[Rows from a dataset of charts and code]
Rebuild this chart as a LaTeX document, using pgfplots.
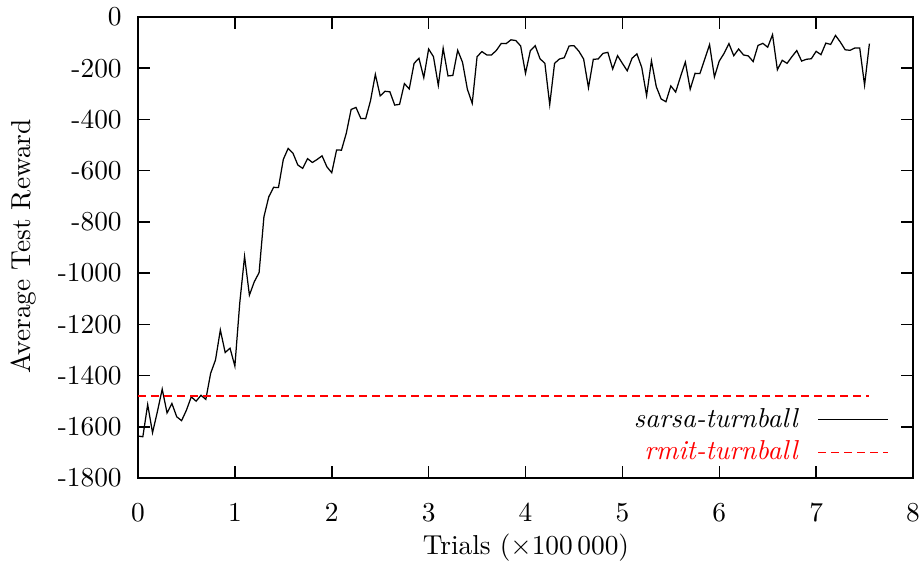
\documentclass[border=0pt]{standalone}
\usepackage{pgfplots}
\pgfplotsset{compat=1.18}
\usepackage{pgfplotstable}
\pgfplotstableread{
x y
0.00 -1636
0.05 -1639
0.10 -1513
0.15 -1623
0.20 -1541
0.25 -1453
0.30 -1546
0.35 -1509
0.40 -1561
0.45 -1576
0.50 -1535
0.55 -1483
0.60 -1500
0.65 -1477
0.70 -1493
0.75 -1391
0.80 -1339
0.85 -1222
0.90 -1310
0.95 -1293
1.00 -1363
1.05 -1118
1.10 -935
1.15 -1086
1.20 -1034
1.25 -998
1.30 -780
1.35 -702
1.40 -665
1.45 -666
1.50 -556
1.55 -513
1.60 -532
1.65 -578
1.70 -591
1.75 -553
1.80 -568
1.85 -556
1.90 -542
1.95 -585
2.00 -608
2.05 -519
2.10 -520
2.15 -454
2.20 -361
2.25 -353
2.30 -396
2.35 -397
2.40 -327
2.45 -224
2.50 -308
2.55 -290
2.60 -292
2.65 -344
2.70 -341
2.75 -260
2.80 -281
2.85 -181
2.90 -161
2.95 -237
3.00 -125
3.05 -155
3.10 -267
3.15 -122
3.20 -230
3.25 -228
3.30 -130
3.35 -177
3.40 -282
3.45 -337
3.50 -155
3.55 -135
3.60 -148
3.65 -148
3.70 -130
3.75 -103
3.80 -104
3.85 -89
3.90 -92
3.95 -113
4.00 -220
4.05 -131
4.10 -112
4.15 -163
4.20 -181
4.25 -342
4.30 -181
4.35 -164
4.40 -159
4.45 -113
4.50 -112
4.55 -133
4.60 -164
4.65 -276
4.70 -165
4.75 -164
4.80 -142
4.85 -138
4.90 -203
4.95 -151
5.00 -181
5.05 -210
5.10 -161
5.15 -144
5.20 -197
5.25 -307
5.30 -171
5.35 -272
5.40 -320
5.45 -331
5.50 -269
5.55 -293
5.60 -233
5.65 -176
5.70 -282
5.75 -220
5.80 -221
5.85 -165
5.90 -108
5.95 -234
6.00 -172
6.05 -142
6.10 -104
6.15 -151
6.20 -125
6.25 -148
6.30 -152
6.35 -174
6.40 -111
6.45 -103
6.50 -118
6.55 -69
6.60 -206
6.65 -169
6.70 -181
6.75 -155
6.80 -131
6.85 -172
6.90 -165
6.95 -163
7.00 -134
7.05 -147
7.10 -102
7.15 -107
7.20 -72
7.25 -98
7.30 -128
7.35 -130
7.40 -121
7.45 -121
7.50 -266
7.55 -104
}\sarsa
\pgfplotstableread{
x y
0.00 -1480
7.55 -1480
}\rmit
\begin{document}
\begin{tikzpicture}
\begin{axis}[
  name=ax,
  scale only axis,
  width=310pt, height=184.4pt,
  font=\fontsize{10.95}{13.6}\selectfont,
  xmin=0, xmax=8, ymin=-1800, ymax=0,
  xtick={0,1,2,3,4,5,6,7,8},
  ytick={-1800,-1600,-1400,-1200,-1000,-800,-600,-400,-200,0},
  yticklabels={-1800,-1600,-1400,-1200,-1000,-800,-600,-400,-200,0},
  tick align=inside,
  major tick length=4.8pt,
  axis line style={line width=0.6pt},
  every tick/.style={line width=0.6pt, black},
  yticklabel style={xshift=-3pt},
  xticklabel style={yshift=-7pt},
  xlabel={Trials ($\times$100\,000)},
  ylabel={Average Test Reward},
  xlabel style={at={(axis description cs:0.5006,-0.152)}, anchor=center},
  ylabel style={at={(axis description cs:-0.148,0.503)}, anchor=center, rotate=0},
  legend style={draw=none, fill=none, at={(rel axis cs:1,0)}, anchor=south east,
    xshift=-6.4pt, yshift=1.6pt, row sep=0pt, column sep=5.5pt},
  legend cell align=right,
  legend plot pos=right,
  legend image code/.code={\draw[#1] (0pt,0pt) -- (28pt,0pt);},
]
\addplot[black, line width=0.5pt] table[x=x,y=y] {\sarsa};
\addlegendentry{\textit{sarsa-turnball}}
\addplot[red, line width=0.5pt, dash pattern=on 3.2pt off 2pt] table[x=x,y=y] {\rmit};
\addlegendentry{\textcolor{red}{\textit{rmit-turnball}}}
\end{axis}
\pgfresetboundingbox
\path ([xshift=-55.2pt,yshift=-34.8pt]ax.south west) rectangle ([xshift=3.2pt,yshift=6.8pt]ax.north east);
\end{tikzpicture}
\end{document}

...

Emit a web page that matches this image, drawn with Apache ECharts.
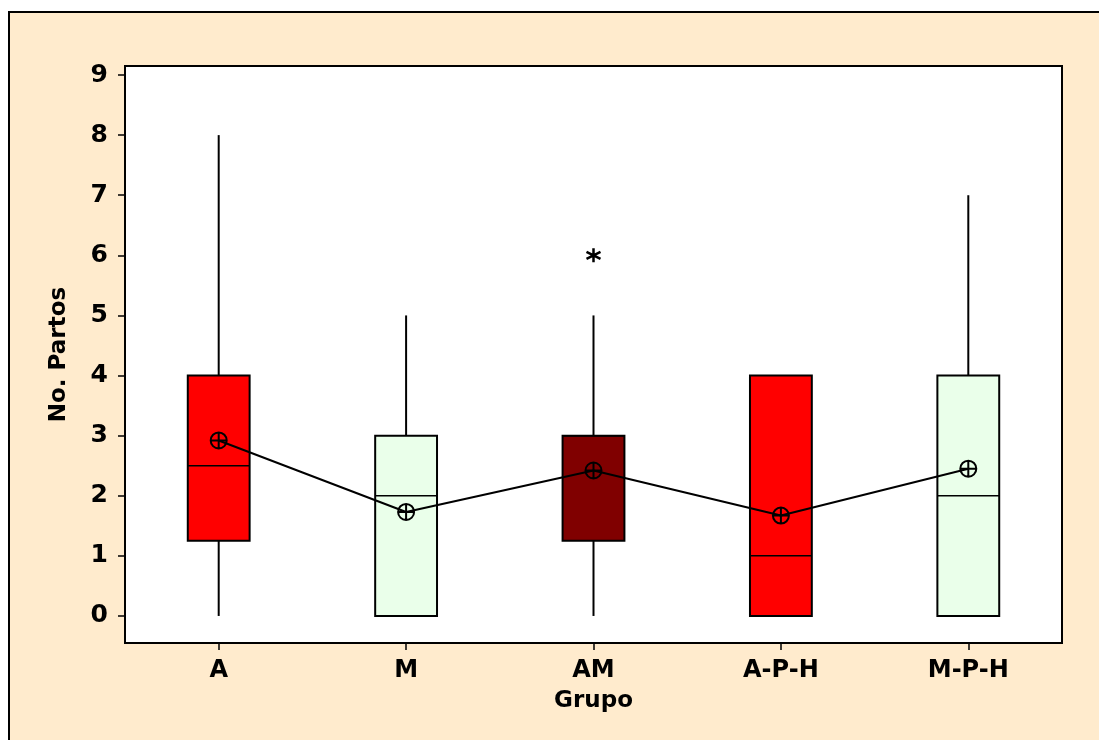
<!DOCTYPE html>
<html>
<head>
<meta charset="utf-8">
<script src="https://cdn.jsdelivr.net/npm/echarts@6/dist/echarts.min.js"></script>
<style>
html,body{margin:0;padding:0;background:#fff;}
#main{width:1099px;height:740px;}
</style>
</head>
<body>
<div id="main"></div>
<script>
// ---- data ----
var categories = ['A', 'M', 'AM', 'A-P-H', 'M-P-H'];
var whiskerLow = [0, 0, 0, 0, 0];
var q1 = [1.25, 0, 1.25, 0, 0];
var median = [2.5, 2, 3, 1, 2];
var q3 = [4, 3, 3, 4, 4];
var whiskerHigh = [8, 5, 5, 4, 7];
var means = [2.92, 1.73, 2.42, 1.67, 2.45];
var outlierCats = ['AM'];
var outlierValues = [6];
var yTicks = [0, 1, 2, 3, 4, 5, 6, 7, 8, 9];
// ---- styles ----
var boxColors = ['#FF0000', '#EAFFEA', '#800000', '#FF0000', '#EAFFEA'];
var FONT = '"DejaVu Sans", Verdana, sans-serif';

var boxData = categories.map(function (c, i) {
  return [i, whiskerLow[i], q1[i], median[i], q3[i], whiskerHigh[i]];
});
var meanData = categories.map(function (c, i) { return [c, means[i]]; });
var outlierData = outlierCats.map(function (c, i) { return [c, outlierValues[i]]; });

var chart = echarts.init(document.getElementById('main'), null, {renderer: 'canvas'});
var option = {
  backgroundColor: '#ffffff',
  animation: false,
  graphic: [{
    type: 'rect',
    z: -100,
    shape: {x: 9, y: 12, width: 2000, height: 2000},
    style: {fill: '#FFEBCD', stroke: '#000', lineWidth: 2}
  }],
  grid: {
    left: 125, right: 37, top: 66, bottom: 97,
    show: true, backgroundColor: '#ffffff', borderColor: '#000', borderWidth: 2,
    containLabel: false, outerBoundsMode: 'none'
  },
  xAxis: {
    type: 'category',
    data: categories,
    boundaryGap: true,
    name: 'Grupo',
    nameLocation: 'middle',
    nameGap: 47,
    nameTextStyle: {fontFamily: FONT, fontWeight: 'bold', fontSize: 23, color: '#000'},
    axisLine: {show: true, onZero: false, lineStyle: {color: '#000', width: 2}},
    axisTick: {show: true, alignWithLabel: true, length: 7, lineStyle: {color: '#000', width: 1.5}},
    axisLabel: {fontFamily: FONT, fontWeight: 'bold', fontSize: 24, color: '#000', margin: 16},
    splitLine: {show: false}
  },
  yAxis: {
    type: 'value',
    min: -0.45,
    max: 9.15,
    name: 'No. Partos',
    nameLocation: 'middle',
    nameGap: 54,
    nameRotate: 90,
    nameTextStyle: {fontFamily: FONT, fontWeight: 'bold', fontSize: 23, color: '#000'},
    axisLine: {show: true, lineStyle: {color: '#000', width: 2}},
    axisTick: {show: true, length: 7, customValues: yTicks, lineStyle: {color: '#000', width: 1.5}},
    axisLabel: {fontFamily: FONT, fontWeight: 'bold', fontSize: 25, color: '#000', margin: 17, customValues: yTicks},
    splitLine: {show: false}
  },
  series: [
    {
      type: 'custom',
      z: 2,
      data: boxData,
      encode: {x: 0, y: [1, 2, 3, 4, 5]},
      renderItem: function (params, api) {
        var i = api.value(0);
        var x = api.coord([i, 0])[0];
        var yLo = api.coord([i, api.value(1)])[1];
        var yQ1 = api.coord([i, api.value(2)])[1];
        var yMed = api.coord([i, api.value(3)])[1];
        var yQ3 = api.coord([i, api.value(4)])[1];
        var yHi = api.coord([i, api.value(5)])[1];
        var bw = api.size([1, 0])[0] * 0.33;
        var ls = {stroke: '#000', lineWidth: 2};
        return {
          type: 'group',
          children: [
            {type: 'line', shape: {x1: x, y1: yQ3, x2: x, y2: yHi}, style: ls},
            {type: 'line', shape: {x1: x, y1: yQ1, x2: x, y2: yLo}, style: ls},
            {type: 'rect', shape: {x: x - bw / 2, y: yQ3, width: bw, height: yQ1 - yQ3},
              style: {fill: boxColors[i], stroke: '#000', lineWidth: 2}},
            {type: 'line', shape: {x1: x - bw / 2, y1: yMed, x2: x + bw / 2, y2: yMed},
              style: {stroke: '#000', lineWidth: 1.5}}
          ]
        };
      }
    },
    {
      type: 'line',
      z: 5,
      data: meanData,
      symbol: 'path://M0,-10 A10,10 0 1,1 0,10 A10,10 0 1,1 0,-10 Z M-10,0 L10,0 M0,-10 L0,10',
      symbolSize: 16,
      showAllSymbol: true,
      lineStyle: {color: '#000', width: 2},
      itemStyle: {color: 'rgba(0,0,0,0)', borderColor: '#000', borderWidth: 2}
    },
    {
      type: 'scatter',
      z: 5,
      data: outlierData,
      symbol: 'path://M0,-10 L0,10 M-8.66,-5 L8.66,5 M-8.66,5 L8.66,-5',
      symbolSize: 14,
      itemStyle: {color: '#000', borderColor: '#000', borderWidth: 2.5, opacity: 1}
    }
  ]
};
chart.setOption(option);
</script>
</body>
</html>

--

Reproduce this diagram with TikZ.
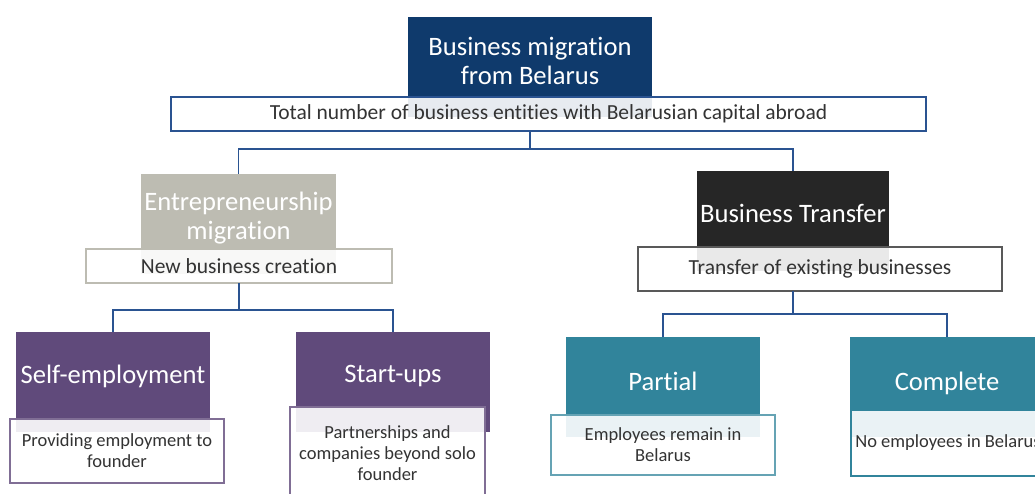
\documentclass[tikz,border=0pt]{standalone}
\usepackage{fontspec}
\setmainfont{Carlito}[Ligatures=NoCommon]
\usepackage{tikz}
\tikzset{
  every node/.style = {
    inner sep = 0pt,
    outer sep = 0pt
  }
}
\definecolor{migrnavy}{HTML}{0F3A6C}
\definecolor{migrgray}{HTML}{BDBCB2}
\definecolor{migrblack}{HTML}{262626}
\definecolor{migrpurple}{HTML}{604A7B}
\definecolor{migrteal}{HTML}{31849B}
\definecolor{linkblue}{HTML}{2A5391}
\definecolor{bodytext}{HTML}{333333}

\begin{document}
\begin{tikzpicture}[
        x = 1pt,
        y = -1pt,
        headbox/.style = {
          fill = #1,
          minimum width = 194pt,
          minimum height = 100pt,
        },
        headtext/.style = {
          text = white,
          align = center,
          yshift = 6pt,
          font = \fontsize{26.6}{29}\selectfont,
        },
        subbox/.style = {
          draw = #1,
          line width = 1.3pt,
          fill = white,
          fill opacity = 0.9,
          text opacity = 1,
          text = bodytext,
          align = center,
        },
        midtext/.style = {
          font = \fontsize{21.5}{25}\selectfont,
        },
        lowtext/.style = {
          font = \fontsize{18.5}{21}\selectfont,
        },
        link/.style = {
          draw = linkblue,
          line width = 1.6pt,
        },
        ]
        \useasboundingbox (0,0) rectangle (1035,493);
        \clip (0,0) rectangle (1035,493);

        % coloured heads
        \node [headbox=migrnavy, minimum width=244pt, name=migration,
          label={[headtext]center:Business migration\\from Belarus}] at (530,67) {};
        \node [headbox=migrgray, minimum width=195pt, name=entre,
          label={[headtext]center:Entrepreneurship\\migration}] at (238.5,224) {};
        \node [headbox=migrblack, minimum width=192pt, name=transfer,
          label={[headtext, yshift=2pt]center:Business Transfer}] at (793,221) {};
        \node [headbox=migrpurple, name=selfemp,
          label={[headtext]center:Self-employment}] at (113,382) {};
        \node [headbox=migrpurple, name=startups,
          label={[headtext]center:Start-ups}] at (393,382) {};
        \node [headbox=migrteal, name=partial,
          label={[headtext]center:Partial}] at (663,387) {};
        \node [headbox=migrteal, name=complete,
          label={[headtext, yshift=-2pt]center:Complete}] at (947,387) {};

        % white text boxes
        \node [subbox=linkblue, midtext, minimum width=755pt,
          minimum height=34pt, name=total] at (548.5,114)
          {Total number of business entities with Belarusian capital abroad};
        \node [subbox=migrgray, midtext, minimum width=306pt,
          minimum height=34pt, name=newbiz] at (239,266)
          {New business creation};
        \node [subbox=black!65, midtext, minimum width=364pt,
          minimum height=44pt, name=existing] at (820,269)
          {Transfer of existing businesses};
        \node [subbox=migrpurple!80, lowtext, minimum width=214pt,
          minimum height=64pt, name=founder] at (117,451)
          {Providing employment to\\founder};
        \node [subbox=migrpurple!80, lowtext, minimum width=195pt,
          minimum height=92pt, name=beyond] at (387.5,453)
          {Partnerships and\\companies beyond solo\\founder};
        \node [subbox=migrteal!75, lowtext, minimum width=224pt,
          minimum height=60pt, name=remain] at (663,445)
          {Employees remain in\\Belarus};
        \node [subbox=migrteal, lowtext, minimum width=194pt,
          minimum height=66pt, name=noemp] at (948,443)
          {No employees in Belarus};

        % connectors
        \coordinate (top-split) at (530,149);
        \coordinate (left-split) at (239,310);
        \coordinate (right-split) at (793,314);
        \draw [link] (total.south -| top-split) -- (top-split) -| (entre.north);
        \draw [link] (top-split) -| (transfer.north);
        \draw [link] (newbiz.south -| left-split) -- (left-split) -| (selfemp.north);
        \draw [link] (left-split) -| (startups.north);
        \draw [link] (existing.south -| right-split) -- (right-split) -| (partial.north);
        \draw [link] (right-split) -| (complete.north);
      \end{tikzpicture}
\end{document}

**WORK INSTRUCTIONS:** For each line in the data above that contains the string "this", extract the line.

**RESPONSE TO THE TASK:**
Rebuild this chart as a LaTeX document, using pgfplots.
Emit a web page that matches this image, drawn with Apache ECharts.
Reproduce this diagram with TikZ.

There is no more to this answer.